Records shown ▸
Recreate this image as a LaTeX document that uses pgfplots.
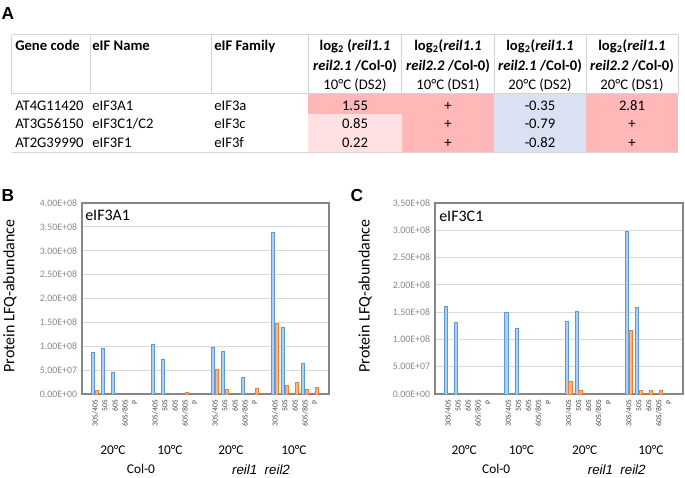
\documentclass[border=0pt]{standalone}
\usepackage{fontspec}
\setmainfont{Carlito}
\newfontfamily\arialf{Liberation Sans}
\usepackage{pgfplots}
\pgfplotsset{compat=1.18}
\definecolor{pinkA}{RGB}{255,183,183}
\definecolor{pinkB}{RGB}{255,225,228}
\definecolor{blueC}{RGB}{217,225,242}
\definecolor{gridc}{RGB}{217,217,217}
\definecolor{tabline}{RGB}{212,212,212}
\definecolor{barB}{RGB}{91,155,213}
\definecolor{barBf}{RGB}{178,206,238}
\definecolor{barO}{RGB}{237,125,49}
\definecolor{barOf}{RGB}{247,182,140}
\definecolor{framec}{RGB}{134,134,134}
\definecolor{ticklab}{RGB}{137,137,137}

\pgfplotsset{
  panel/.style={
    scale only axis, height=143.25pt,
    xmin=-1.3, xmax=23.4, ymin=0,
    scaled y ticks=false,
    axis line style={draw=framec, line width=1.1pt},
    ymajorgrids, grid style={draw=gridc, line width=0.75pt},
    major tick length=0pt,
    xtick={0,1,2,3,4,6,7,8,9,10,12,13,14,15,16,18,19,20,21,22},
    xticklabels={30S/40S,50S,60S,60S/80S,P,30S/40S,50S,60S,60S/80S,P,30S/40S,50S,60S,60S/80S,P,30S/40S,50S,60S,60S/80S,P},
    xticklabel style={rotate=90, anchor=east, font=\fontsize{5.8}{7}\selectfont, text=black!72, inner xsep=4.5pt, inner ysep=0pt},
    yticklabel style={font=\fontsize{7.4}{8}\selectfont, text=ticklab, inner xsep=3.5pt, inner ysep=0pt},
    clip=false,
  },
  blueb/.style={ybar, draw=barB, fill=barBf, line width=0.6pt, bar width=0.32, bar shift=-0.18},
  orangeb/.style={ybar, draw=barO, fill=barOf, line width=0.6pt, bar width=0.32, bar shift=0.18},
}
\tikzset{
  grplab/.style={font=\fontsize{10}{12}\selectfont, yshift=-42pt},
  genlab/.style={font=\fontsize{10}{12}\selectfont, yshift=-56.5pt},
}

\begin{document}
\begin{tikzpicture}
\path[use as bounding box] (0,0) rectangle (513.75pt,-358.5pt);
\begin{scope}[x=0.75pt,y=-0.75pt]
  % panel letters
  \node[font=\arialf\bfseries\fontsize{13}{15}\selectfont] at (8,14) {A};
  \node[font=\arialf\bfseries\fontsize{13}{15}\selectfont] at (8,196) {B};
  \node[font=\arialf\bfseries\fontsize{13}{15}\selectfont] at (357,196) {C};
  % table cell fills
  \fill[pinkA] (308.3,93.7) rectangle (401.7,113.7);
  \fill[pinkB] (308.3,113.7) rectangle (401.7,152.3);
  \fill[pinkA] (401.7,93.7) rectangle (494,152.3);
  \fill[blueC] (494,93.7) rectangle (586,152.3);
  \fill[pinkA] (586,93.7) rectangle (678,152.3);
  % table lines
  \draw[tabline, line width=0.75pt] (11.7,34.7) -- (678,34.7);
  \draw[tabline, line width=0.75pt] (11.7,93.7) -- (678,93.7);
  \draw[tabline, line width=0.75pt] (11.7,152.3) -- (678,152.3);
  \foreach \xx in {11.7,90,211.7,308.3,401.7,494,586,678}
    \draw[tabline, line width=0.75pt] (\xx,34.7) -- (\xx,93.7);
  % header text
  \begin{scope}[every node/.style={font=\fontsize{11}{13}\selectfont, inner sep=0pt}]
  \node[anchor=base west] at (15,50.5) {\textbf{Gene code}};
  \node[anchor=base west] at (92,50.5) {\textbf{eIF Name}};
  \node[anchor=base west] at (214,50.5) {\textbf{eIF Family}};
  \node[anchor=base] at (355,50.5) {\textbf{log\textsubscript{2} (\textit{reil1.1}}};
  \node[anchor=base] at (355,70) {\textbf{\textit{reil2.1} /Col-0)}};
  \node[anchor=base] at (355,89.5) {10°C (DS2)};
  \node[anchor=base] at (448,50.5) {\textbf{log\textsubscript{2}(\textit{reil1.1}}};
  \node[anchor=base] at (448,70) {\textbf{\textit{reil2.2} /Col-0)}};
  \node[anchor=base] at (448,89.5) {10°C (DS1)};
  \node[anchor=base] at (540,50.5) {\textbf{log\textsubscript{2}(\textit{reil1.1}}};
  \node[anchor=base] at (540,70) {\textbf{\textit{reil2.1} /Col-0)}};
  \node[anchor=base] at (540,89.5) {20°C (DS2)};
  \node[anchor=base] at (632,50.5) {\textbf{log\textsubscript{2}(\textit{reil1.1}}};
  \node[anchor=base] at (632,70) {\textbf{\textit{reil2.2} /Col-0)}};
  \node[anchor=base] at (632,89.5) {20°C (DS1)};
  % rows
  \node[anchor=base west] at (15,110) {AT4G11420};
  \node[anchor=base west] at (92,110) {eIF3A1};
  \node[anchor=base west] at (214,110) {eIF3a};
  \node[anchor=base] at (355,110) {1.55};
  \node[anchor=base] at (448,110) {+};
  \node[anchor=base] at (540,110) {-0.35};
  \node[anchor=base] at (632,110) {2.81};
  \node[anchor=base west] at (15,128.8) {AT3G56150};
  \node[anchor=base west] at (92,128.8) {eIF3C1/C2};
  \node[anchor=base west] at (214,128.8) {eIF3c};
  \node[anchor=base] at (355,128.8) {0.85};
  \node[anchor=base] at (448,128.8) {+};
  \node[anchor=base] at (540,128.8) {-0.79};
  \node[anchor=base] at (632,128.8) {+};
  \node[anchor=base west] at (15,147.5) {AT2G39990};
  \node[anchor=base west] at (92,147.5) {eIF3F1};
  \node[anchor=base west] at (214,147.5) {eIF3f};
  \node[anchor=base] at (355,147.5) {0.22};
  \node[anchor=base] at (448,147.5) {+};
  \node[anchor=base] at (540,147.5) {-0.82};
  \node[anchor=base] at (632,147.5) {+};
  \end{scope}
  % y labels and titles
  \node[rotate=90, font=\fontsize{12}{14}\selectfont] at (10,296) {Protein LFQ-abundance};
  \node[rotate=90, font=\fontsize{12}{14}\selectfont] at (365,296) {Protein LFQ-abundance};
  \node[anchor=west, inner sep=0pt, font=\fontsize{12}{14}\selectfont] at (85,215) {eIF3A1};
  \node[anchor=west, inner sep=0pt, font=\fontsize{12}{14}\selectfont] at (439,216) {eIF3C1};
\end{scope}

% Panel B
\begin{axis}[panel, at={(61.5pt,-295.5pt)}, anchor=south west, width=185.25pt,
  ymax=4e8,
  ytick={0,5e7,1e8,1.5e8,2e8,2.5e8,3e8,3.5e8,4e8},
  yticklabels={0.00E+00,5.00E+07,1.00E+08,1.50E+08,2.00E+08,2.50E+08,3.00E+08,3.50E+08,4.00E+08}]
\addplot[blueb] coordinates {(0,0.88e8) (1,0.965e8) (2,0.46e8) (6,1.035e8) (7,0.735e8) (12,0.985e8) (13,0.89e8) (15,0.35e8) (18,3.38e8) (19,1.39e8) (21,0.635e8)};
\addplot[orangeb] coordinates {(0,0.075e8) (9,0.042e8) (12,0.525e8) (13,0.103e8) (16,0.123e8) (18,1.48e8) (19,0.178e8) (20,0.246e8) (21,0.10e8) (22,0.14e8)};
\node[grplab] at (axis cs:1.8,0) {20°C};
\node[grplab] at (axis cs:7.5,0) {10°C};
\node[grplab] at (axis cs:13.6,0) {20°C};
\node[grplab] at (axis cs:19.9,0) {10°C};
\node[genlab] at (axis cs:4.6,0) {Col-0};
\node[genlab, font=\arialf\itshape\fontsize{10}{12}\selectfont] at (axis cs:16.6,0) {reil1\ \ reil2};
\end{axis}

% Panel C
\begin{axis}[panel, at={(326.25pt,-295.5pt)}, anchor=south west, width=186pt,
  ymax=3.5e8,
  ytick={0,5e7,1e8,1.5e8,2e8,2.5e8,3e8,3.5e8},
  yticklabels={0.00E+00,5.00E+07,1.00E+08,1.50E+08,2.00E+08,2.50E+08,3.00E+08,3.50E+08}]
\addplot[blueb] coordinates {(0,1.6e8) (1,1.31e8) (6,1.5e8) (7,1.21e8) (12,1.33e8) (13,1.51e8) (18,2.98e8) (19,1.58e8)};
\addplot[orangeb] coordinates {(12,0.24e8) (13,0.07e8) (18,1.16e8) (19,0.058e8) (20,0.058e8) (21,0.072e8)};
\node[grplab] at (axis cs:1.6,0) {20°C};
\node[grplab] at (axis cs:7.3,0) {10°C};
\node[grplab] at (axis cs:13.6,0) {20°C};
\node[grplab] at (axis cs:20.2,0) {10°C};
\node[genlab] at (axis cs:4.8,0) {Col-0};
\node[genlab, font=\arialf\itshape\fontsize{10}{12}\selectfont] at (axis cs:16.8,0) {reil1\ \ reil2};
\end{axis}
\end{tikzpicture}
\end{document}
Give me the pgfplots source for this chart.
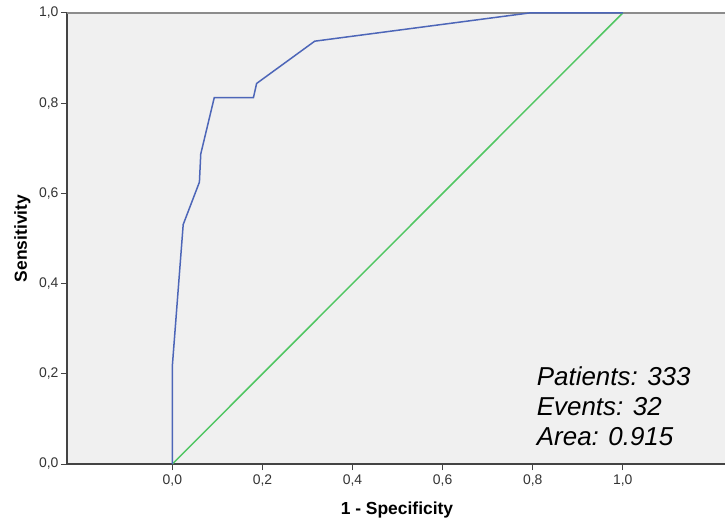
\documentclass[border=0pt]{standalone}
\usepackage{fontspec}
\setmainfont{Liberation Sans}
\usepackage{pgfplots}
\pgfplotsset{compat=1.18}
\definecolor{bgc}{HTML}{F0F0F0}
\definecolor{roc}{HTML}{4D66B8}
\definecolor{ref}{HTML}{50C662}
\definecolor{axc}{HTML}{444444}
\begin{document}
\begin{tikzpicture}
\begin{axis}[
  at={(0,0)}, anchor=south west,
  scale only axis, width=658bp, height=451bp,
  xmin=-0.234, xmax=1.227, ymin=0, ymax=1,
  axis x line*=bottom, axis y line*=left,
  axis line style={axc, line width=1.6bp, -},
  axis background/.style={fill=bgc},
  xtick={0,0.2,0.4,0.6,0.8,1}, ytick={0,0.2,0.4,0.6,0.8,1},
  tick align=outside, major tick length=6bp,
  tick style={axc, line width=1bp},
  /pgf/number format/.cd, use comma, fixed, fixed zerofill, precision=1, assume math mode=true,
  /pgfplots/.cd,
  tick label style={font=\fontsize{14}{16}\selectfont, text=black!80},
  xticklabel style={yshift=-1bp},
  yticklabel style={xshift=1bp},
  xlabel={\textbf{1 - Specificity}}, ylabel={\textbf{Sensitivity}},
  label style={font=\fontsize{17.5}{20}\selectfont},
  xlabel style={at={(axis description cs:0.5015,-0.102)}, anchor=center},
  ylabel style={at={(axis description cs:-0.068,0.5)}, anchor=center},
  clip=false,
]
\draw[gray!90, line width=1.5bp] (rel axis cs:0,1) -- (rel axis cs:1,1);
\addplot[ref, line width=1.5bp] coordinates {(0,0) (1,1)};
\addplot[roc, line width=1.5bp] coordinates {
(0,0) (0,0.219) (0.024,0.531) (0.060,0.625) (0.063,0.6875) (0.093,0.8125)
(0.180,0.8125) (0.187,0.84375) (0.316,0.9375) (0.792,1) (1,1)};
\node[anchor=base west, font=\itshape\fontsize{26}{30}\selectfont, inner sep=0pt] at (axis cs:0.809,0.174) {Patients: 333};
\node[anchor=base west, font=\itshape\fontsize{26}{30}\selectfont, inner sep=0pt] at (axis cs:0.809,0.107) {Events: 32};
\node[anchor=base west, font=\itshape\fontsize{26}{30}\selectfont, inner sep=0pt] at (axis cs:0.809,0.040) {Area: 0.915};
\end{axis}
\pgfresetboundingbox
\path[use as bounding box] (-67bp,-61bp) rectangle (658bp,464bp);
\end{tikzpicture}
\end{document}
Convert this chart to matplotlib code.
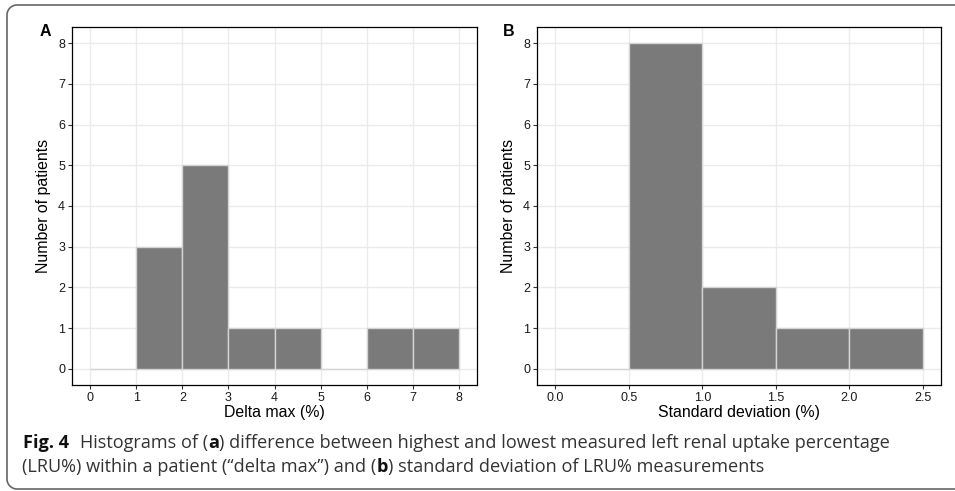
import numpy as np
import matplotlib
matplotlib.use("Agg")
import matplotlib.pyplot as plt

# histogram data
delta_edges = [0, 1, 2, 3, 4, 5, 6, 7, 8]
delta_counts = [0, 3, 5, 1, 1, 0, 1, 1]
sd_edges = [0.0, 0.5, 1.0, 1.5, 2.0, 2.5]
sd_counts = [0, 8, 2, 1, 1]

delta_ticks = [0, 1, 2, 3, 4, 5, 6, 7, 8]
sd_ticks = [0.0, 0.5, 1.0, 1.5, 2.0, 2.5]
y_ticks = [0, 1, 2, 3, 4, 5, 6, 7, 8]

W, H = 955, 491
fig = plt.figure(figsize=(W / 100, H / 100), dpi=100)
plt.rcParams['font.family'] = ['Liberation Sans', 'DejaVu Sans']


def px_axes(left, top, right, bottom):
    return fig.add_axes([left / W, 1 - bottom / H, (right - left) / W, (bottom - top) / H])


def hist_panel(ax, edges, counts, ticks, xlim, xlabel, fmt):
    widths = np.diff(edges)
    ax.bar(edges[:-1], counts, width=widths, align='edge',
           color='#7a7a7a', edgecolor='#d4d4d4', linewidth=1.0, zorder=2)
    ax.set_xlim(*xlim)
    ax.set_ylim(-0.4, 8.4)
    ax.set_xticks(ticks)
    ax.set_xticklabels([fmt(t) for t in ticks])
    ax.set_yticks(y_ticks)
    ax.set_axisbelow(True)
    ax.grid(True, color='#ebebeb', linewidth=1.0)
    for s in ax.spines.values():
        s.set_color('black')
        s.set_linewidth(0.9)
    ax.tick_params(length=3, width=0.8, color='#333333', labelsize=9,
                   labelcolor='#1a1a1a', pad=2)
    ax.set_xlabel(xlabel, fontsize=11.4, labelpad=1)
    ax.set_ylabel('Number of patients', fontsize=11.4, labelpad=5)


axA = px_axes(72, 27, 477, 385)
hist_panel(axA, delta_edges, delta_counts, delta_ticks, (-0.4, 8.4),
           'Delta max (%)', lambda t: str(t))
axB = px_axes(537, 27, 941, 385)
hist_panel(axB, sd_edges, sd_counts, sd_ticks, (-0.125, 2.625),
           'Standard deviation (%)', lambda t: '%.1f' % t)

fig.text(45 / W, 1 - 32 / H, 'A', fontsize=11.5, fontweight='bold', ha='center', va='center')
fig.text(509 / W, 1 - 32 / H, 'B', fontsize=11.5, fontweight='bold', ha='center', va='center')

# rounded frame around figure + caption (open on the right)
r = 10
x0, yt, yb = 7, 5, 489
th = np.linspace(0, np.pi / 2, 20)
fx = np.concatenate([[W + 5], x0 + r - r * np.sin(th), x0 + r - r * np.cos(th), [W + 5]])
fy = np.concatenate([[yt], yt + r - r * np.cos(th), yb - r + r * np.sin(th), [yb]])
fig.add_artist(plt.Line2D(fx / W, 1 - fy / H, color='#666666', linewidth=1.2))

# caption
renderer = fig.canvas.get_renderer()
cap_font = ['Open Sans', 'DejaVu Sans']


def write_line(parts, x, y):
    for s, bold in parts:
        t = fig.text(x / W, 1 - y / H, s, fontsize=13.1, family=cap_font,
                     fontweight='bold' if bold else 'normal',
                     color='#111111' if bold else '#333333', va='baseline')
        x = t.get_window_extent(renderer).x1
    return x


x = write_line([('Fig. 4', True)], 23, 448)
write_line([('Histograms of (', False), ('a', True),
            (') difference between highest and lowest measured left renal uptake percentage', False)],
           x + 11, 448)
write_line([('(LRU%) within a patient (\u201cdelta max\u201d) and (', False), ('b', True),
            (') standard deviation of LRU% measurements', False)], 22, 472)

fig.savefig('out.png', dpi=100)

Set task ▸
Leave the pictures out and print, exactly as written, every line from the one holding "Convert this chart to matplotlib code." down to the one holding "fig.text(509 / W, 1", both of those included.

Reply ▸
Convert this chart to matplotlib code.
import numpy as np
import matplotlib
matplotlib.use("Agg")
import matplotlib.pyplot as plt

# histogram data
delta_edges = [0, 1, 2, 3, 4, 5, 6, 7, 8]
delta_counts = [0, 3, 5, 1, 1, 0, 1, 1]
sd_edges = [0.0, 0.5, 1.0, 1.5, 2.0, 2.5]
sd_counts = [0, 8, 2, 1, 1]

delta_ticks = [0, 1, 2, 3, 4, 5, 6, 7, 8]
sd_ticks = [0.0, 0.5, 1.0, 1.5, 2.0, 2.5]
y_ticks = [0, 1, 2, 3, 4, 5, 6, 7, 8]

W, H = 955, 491
fig = plt.figure(figsize=(W / 100, H / 100), dpi=100)
plt.rcParams['font.family'] = ['Liberation Sans', 'DejaVu Sans']


def px_axes(left, top, right, bottom):
    return fig.add_axes([left / W, 1 - bottom / H, (right - left) / W, (bottom - top) / H])


def hist_panel(ax, edges, counts, ticks, xlim, xlabel, fmt):
    widths = np.diff(edges)
    ax.bar(edges[:-1], counts, width=widths, align='edge',
           color='#7a7a7a', edgecolor='#d4d4d4', linewidth=1.0, zorder=2)
    ax.set_xlim(*xlim)
    ax.set_ylim(-0.4, 8.4)
    ax.set_xticks(ticks)
    ax.set_xticklabels([fmt(t) for t in ticks])
    ax.set_yticks(y_ticks)
    ax.set_axisbelow(True)
    ax.grid(True, color='#ebebeb', linewidth=1.0)
    for s in ax.spines.values():
        s.set_color('black')
        s.set_linewidth(0.9)
    ax.tick_params(length=3, width=0.8, color='#333333', labelsize=9,
                   labelcolor='#1a1a1a', pad=2)
    ax.set_xlabel(xlabel, fontsize=11.4, labelpad=1)
    ax.set_ylabel('Number of patients', fontsize=11.4, labelpad=5)


axA = px_axes(72, 27, 477, 385)
hist_panel(axA, delta_edges, delta_counts, delta_ticks, (-0.4, 8.4),
           'Delta max (%)', lambda t: str(t))
axB = px_axes(537, 27, 941, 385)
hist_panel(axB, sd_edges, sd_counts, sd_ticks, (-0.125, 2.625),
           'Standard deviation (%)', lambda t: '%.1f' % t)

fig.text(45 / W, 1 - 32 / H, 'A', fontsize=11.5, fontweight='bold', ha='center', va='center')
fig.text(509 / W, 1 - 32 / H, 'B', fontsize=11.5, fontweight='bold', ha='center', va='center')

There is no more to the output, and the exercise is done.